Of course, what unites and divides a “country” or community changes over time. In the wake of the Reformation, divisions between Protestants and Catholics were sufficiently important to each to make it practically impossible for both groups to co-exist for long in any numbers in the same territory/polity. And, sure, multi-national multi-faith empires have existed for prolonged periods – the Ottomans and Habsburgs were two examples – but not as democracies. Prudent repression can maintain stability for a long time. But it isn’t the sort of regime that Anglo countries (and many others) have wanted to live under.
But the New Zealand Initiative report doesn’t seem to take seriously any of these issues, not even to rebut them. They take too lightly what it means to maintain a stable democratic society, or even to preserve the interests and values of those who had already formed a commuity here. I don’t want stoning for adultery, even if it was adopted by democratic preference. And I don’t want a political system as flawed as Italy’s, even if evolved by law and practice. We have something very good in New Zealand, and we should nurture and cherish it. It mightn’t be – it isn’t – perfect, but it is ours, and has evolved through our own choices and beliefs. For me, as a Christian, I’m not even sure how hospitable the country/community any longer is to my sorts of beliefs – the prevalent “religion” here is now secularism, with all its beliefs and priorities and taboos – but we should deal with those challenges as New Zealanders – not having politicians and bureaucrats imposing their preferences on future population composition/structure.
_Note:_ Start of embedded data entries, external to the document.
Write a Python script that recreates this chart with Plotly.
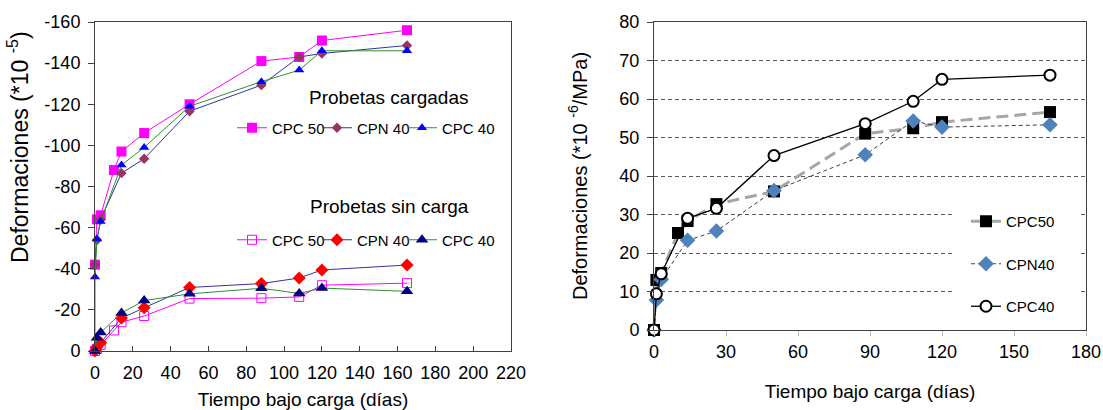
import plotly.graph_objects as go

# ---------------- data ----------------
# Left chart (Deformaciones *10^-5), negative values
t_cpc50 = [0, 1, 3, 10, 14, 26, 50, 88, 108, 120, 165]
t_cpn40 = [0, 1, 3, 14, 26, 50, 88, 108, 120, 165]
t_cpc40_load = [0, 0, 1, 3, 14, 26, 50, 88, 108, 120, 165]
t_cpc40 = [0, 1, 3, 14, 26, 50, 88, 108, 120, 165]

load_cpc50 = [-42, -64, -66, -88, -97, -106, -120, -141, -143, -151, -156]
load_cpn40 = [-42, -54, -64, -86.5, -93.5, -116.6, -129.3, -143, -144.7, -148.6]
load_cpc40 = [0, -36, -54.5, -63, -90.4, -99, -119, -131, -136.6, -146, -146]

free_cpc50 = [0, -1, -3, -10, -14, -17, -25.5, -25.7, -26.3, -32, -33]
free_cpn40 = [0, -2, -4, -16, -21, -30.9, -32.8, -35.5, -39.4, -41.8]
free_cpc40 = [0, -6.5, -9, -18.5, -24.5, -27.8, -30.5, -28, -30.6, -29]

left_yticks = [0, -20, -40, -60, -80, -100, -120, -140, -160]
left_yticklabels = ["0", "-20", "-40", "-60", "-80", "-100", "-120", "-140", "-160"]

# Right chart (Deformaciones *10^-6/MPa)
r_cpc50 = [0, 13, 14.8, 25.2, 28.3, 32.7, 36, 51, 52.4, 54, 56.6]
r_cpn40 = [0, 7.8, 13.1, 23.3, 25.7, 36.2, 45.5, 54.3, 52.7, 53.3]
r_cpc40 = [0, 9.4, 14.6, 29, 31.6, 45.3, 53.6, 59.4, 65.1, 66.2]

FONT = "Liberation Sans, Arial, sans-serif"

fig = go.Figure()

# ---- left: loaded specimens ----
fig.add_trace(go.Scatter(x=t_cpc50, y=load_cpc50, name="CPC 50", mode="lines+markers",
                         line=dict(color="#ff00ff", width=1),
                         marker=dict(symbol="square", size=10, color="#ff00ff"),
                         cliponaxis=False, legend="legend", legendwidth=40,
                         xaxis="x", yaxis="y"))
fig.add_trace(go.Scatter(x=t_cpn40, y=load_cpn40, name="CPN 40", mode="lines+markers",
                         line=dict(color="#333399", width=1),
                         marker=dict(symbol="diamond", size=8, color="#993366"),
                         cliponaxis=False, legend="legend", legendwidth=40,
                         xaxis="x", yaxis="y"))
fig.add_trace(go.Scatter(x=t_cpc40_load, y=load_cpc40, name="CPC 40", mode="lines+markers",
                         line=dict(color="#2f8f2f", width=1),
                         marker=dict(symbol="triangle-up", size=9, color="#0000ff"),
                         cliponaxis=False, legend="legend", legendwidth=70,
                         xaxis="x", yaxis="y"))

# ---- left: unloaded specimens ----
fig.add_trace(go.Scatter(x=t_cpc50, y=free_cpc50, name="CPC 50", mode="lines+markers",
                         line=dict(color="#ff00ff", width=1),
                         marker=dict(symbol="square-open", size=9, color="#ff00ff", line=dict(width=1)),
                         cliponaxis=False, legend="legend2", legendwidth=40,
                         xaxis="x", yaxis="y"))
fig.add_trace(go.Scatter(x=t_cpn40, y=free_cpn40, name="CPN 40", mode="lines+markers",
                         line=dict(color="#333399", width=1),
                         marker=dict(symbol="diamond", size=10, color="#ff0000"),
                         cliponaxis=False, legend="legend2", legendwidth=40,
                         xaxis="x", yaxis="y"))
fig.add_trace(go.Scatter(x=t_cpc40, y=free_cpc40, name="CPC 40", mode="lines+markers",
                         line=dict(color="#2f8f2f", width=1),
                         marker=dict(symbol="triangle-up", size=11, color="#000080"),
                         cliponaxis=False, legend="legend2", legendwidth=70,
                         xaxis="x", yaxis="y"))

# ---- right chart ----
fig.add_trace(go.Scatter(x=t_cpc50, y=r_cpc50, name="CPC50", mode="lines+markers",
                         line=dict(color="#a6a6a6", width=3, dash="12px,6px"),
                         marker=dict(symbol="square", size=12, color="#000000"),
                         cliponaxis=False, legend="legend3", legendgroup="a",
                         xaxis="x2", yaxis="y2"))
fig.add_trace(go.Scatter(x=t_cpn40, y=r_cpn40, name="CPN40", mode="lines+markers",
                         line=dict(color="#404040", width=1, dash="4px,3px"),
                         marker=dict(symbol="diamond", size=12, color="#4f81bd"),
                         cliponaxis=False, legend="legend3", legendgroup="b",
                         xaxis="x2", yaxis="y2"))
fig.add_trace(go.Scatter(x=t_cpc40, y=r_cpc40, name="CPC40", mode="lines+markers",
                         line=dict(color="#000000", width=1.3),
                         marker=dict(symbol="circle", size=11, color="#ffffff",
                                     line=dict(color="#000000", width=2)),
                         cliponaxis=False, legend="legend3", legendgroup="c",
                         xaxis="x2", yaxis="y2"))

W, H = 1103, 410

def px(xp):
    return xp / W

def py(yp):
    return 1 - yp / H

fig.update_layout(
    width=W, height=H,
    margin=dict(l=0, r=0, t=0, b=0, autoexpand=False),
    paper_bgcolor="white", plot_bgcolor="white",
    font=dict(family=FONT, size=17, color="#000000"),
    showlegend=True,
    hovermode=False,
    xaxis=dict(domain=[px(95), px(511)], range=[0, 220], dtick=20, tick0=0,
               showline=True, linecolor="#404040", linewidth=1, mirror=True,
               ticks="inside", ticklen=5, tickcolor="#404040",
               showgrid=False, zeroline=False, automargin=False,
               tickfont=dict(size=18), ticklabelstandoff=5,
               title=dict(text="Tiempo bajo carga (días)", font=dict(size=19), standoff=12),
               anchor="y"),
    yaxis=dict(domain=[py(351), py(22)], range=[0, -160],
               tickvals=left_yticks, ticktext=left_yticklabels,
               showline=True, linecolor="#404040", linewidth=1, mirror=True,
               ticks="outside", ticklen=6, tickcolor="#404040",
               showgrid=False, zeroline=False, automargin=False,
               tickfont=dict(size=18), ticklabelstandoff=4,
               anchor="x"),
    xaxis2=dict(domain=[px(654), px(1086)], range=[0, 180], dtick=30, tick0=0,
                showline=True, linecolor="#404040", linewidth=1, mirror=True,
                ticks="outside", ticklen=5, tickcolor="#bfbfbf",
                showgrid=False, zeroline=False, automargin=False,
                tickfont=dict(size=18),
                title=dict(text="Tiempo bajo carga (días)", font=dict(size=19), standoff=24),
                anchor="y2"),
    yaxis2=dict(domain=[py(330), py(22)], range=[0, 80], dtick=10, tick0=0,
                showline=True, linecolor="#404040", linewidth=1, mirror=True,
                ticks="outside", ticklen=6, tickcolor="#404040",
                showgrid=True, gridcolor="#595959", gridwidth=1, griddash="4px,3px",
                zeroline=False, automargin=False,
                tickfont=dict(size=18), ticklabelstandoff=4,
                title=dict(text="Deformaciones (*10 <sup>-6</sup>/MPa)", font=dict(size=20), standoff=26),
                anchor="x2"),
    legend=dict(x=px(232), y=py(128), xanchor="left", yanchor="middle",
                orientation="h", font=dict(size=15), bgcolor="rgba(0,0,0,0)",
                itemclick=False),
    legend2=dict(x=px(232), y=py(240), xanchor="left", yanchor="middle",
                 orientation="h", font=dict(size=15), bgcolor="rgba(0,0,0,0)",
                 itemclick=False),
    legend3=dict(x=px(966), y=py(205), xanchor="left", yanchor="top",
                 orientation="v", font=dict(size=15), bgcolor="rgba(0,0,0,0)",
                 tracegroupgap=20, itemclick=False),
    shapes=[
        dict(type="rect", xref="x2", yref="y2", x0=125, x1=177.5, y0=0.5, y1=35,
             fillcolor="white", line=dict(width=0), layer="between"),
    ],
    annotations=[
        dict(text="Deformaciones (*10 <sup>-5</sup>)", x=px(18), y=py(147),
             xref="paper", yref="paper", textangle=-90, showarrow=False,
             font=dict(size=23), xanchor="center", yanchor="middle"),
        dict(text="Probetas cargadas", x=px(389), y=py(97), xref="paper", yref="paper",
             showarrow=False, font=dict(size=19), xanchor="center", yanchor="middle",
             bgcolor="white"),
        dict(text="Probetas sin carga", x=px(389), y=py(206), xref="paper", yref="paper",
             showarrow=False, font=dict(size=19), xanchor="center", yanchor="middle",
             bgcolor="white"),
    ],
)

fig.write_html("out.html", config={"displayModeBar": False},
               post_script="document.body.style.margin='0px';")
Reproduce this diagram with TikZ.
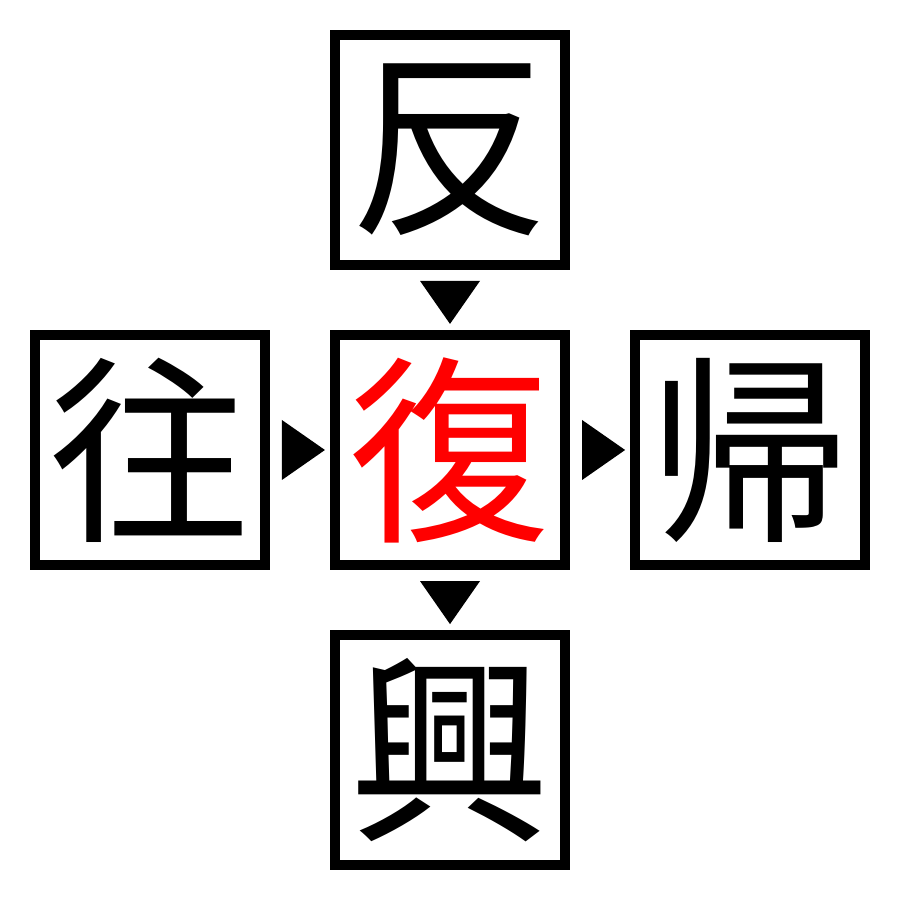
\documentclass[tikz,border=0pt]{standalone}
\usepackage{fontspec}
\newfontfamily\cjk{Noto Sans CJK JP}
\usetikzlibrary{positioning}
\begin{document}
\begin{tikzpicture}[x=0.01cm,y=0.01cm]
	
		\tikzset{
		  zibox/.style={
			draw,
			line width=0.1cm,
			minimum size=2.3cm,
			inner sep=0pt,
			font=\cjk\fontsize{57}{57}\selectfont,
		  },
		  pointer/.style={
			fill=black,
		  },
		}
		\useasboundingbox[fill=white] (0,0) rectangle (900,900);
		\node[zibox,text=red] (fu) at (450,450) {復};
		\node[zibox,above=0.6cm of fu] (fan) {反};
		\node[zibox,below=0.6cm of fu] (xing) {興};
		\node[zibox,left=0.6cm of fu] (wang) {往};
		\node[zibox,right=0.6cm of fu] (gui) {帰};
		\fill[pointer] ([shift={(-30,-11)}]fan.south) -- ([shift={(30,-11)}]fan.south) -- ([shift={(0,6)}]fu.north) -- cycle;
		\fill[pointer] ([shift={(-30,-11)}]fu.south) -- ([shift={(30,-11)}]fu.south) -- ([shift={(0,6)}]xing.north) -- cycle;
		\fill[pointer] ([shift={(12,30)}]wang.east) -- ([shift={(12,-30)}]wang.east) -- ([shift={(-5,0)}]fu.west) -- cycle;
		\fill[pointer] ([shift={(12,30)}]fu.east) -- ([shift={(12,-30)}]fu.east) -- ([shift={(-5,0)}]gui.west) -- cycle;
	
	\end{tikzpicture}
\end{document}
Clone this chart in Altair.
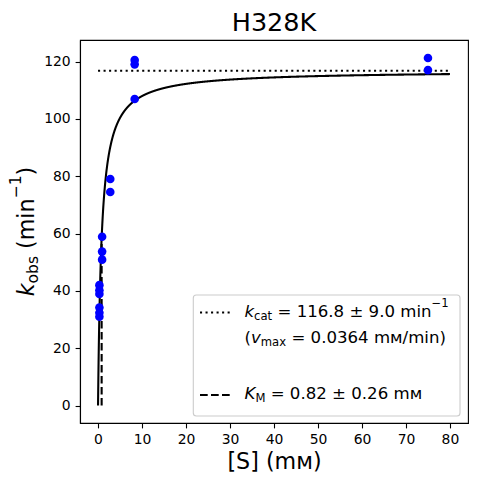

Values tests simply aren’t any sort of sensible answer, and particularly not in western societies whose “values” and “religion” are not remotely stable or settled. Perhaps it would work in Saudi Arabia. Perhaps it even could have worked in many places in the 19th century. And if such tests were seriously adopted in a society like New Zealand they would probably end up being used most against the sorts of people who now call for them. Our culture’s heritage once included Test Acts, and I hope we resist the growing pressure to establish some modern form of them. We can’t avoid the cultural conflicts within our own society, but we can give ourselves space to work them through as New Zealanders, people with some sort of shared commitment to this place and its people, that few newcomers – wherever they are from, whatever their values, whatever their religion – are likely to share.